GLAZED ORANGE ROLLS 
ROLL DOUGH:

1 c. milk
3 tbsp. butter, softened
1/2 c. sugar
1/2 tsp. salt
1 pkg. dry yeast
3 eggs
4 1/2 c. sifted flour, divided

FILLING:

6 tbsp. butter, softened
1/2 c. sugar
1 1/2 tsp. grated orange peel

GLAZE:

2 c. powdered sugar
3 t o 4 tbsp. orange juice

Scald milk and turn into large mixing bowl; let cool to lukewarm. Add butter, sugar, salt and yeast; let stand 3 minutes. Add eggs and 1 cup flour and beat well. Blend in enough remaining flour to make a moderately stiff dough, beating well. Turn out on floured surface and knead until smooth and satiny, about 10 minutes. Place dough in greased bowl and turn to coat surface. Cover and let rise until double, about 2 hours.

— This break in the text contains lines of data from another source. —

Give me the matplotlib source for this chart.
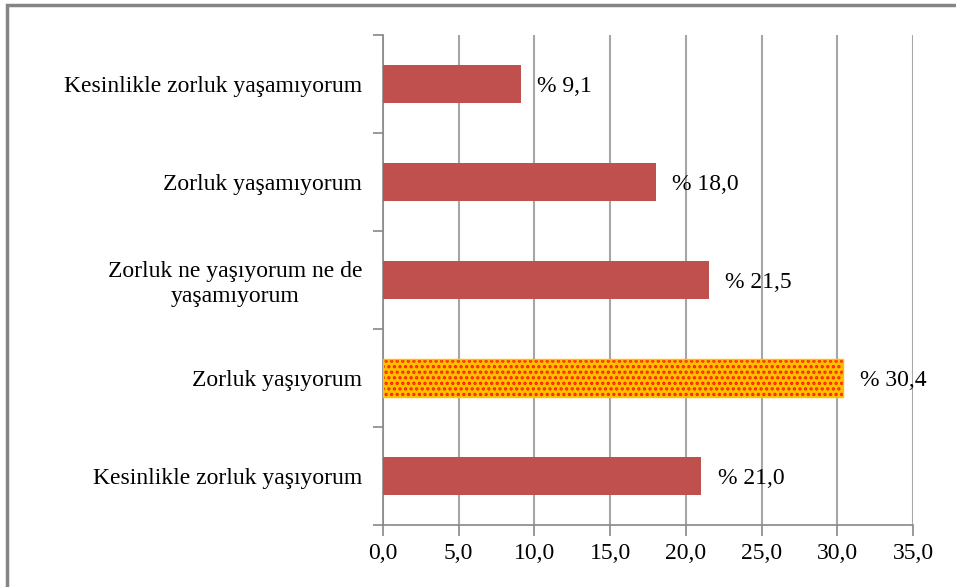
import numpy as np
import matplotlib.pyplot as plt
from matplotlib.patches import Rectangle

plt.rcParams['font.family'] = ['Liberation Serif', 'DejaVu Serif']
plt.rcParams['hatch.linewidth'] = 1.6

# data, top to bottom as in the chart
categories = ['Kesinlikle zorluk yaşamıyorum',
              'Zorluk yaşamıyorum',
              'Zorluk ne yaşıyorum ne de\nyaşamıyorum',
              'Zorluk yaşıyorum',
              'Kesinlikle zorluk yaşıyorum']
values = [9.1, 18.0, 21.5, 30.4, 21.0]
highlight = 'Zorluk yaşıyorum'
xticks = [0, 5, 10, 15, 20, 25, 30, 35]

fs = 17
fig = plt.figure(figsize=(9.56, 5.87), dpi=100)
ax = fig.add_axes([0.4006, 0.1056, 0.5544, 0.8348])

y_pos = np.arange(len(categories))[::-1]
red = '#C0504D'
for y, v, c in zip(y_pos, values, categories):
    if c == highlight:
        ax.barh(y, v, height=0.39, color='#FFC000', hatch='...',
                edgecolor='#FF2000', linewidth=0, zorder=3)
        ax.barh(y, v, height=0.39, fill=False, edgecolor='#FFC000',
                linewidth=1, zorder=4)
    else:
        ax.barh(y, v, height=0.39, color=red, zorder=3)
    txt = '% ' + ('%.1f' % v).replace('.', ',')
    ax.annotate(txt, (v, y), xytext=(12, 0), textcoords='offset points',
                va='center_baseline', ha='left', fontsize=fs)

ax.set_xlim(0, 35)
ax.set_ylim(-0.5, len(categories) - 0.5)
ax.set_xticks(xticks)
ax.set_xticklabels([('%.1f' % t).replace('.', ',') for t in xticks], fontsize=fs)
ax.set_yticks(y_pos)
ax.set_yticklabels(categories, fontsize=fs)
for lab in ax.get_yticklabels():
    lab.set_multialignment('center')
ax.set_yticks(np.arange(-0.5, len(categories)), minor=True)
ax.tick_params(axis='y', which='major', length=0, pad=15)
ax.tick_params(axis='y', which='minor', length=7, color='#888888', width=1.2)
ax.tick_params(axis='x', length=8, color='#888888', width=1.2, pad=5)

ax.grid(axis='x', color='#A6A6A6', linewidth=1.5, zorder=0)
ax.set_axisbelow(True)
for s in ['top', 'right']:
    ax.spines[s].set_visible(False)
for s in ['left', 'bottom']:
    ax.spines[s].set_color('#888888')
    ax.spines[s].set_linewidth(1.2)

# outer frame, only top and left visible in the picture
fig.patches.append(Rectangle((7 / 956, -0.05), 1.1, 1 - 5 / 587 + 0.05,
                             transform=fig.transFigure, fill=False,
                             edgecolor='#858585', linewidth=2.5))

fig.savefig('out.png', dpi=100)
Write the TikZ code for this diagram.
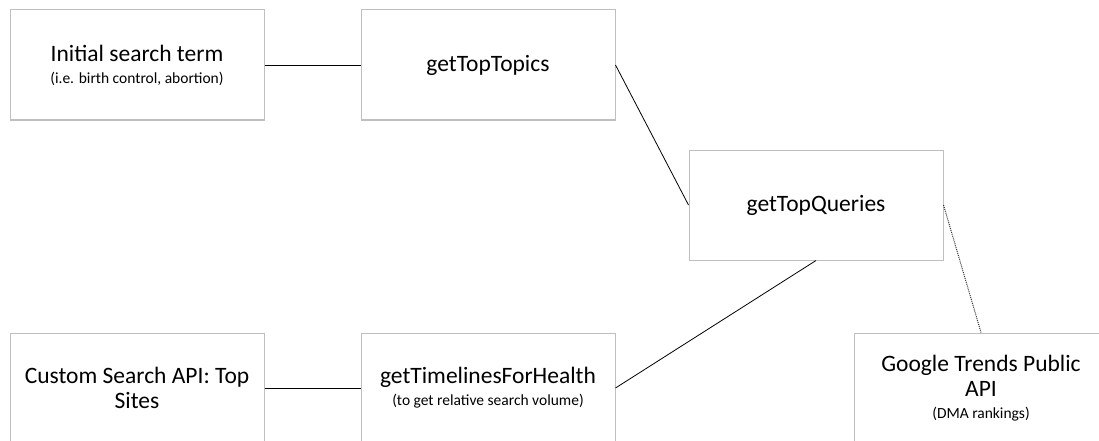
\documentclass[tikz,border=0pt]{standalone}
\usepackage{fontspec}
\setmainfont{Carlito}
\newcommand{\smallnote}[1]{{\fontsize{15.5}{18}\selectfont #1}}
\begin{document}
\begin{tikzpicture}[x=1pt, y=-1pt,
  every node/.style = {rectangle, draw=black!25, line width=1pt,
    minimum width=254pt, minimum height=110pt, align=center,
    font=\fontsize{23.5}{25}\selectfont},
  link/.style = {line width=0.8pt, black}]
  \path[use as bounding box, clip] (0,0) rectangle (1099,441);
  % top row
  \node (term) at (137,65) {Initial search term\\[-3pt]\smallnote{(i.e. birth control, abortion)}};
  \node (topics) at (488,65) {getTopTopics};
  \node (queries) at (816,205) {getTopQueries};
  % bottom row
  \node (sites) at (137,388) {Custom Search API: Top\\Sites};
  \node (timelines) at (488,388) {getTimelinesForHealth\\[-3pt]\smallnote{(to get relative search volume)}};
  \node (trends) at (981,388) {Google Trends Public\\API\\[-3pt]\smallnote{(DMA rankings)}};
  % connectors
  \draw[link] (term) -- (topics);
  \draw[link] (topics.east) -- (queries.west);
  \draw[link] (queries.south) -- (timelines.east);
  \draw[link] (sites) -- (timelines);
  \draw[link, line width=1pt, black!80, densely dotted] (queries.east) -- (trends.north);
\end{tikzpicture}
\end{document}
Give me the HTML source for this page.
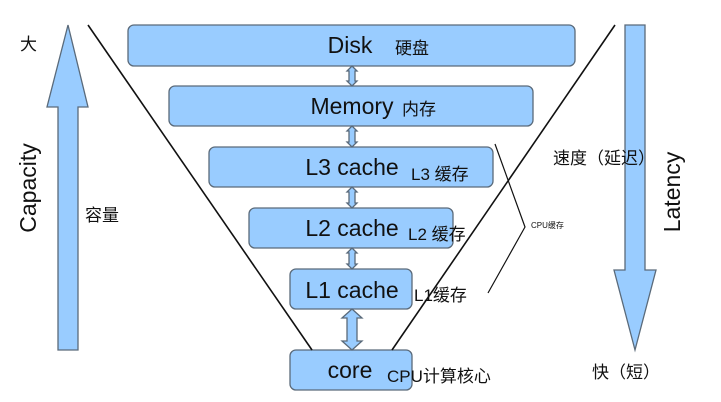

Punch down and divide dough into 2 equal parts. On a very lightly floured surface, roll each portion into an 8 x 12 inch rectangle. Prepare the filling; spread over dough. Roll up each rectangle, starting with the long side. Seal seams and slice each piece into 18 rolls. Place rolls, cut side down, in greased 2 1/2 inch muffin tins or use 9 inch round cake pans. Let rise until double (about 1 1/2 hours). Bake at 375 degrees 15 minutes. Remove from oven and pour glaze over warm rolls. Makes 3 dozen.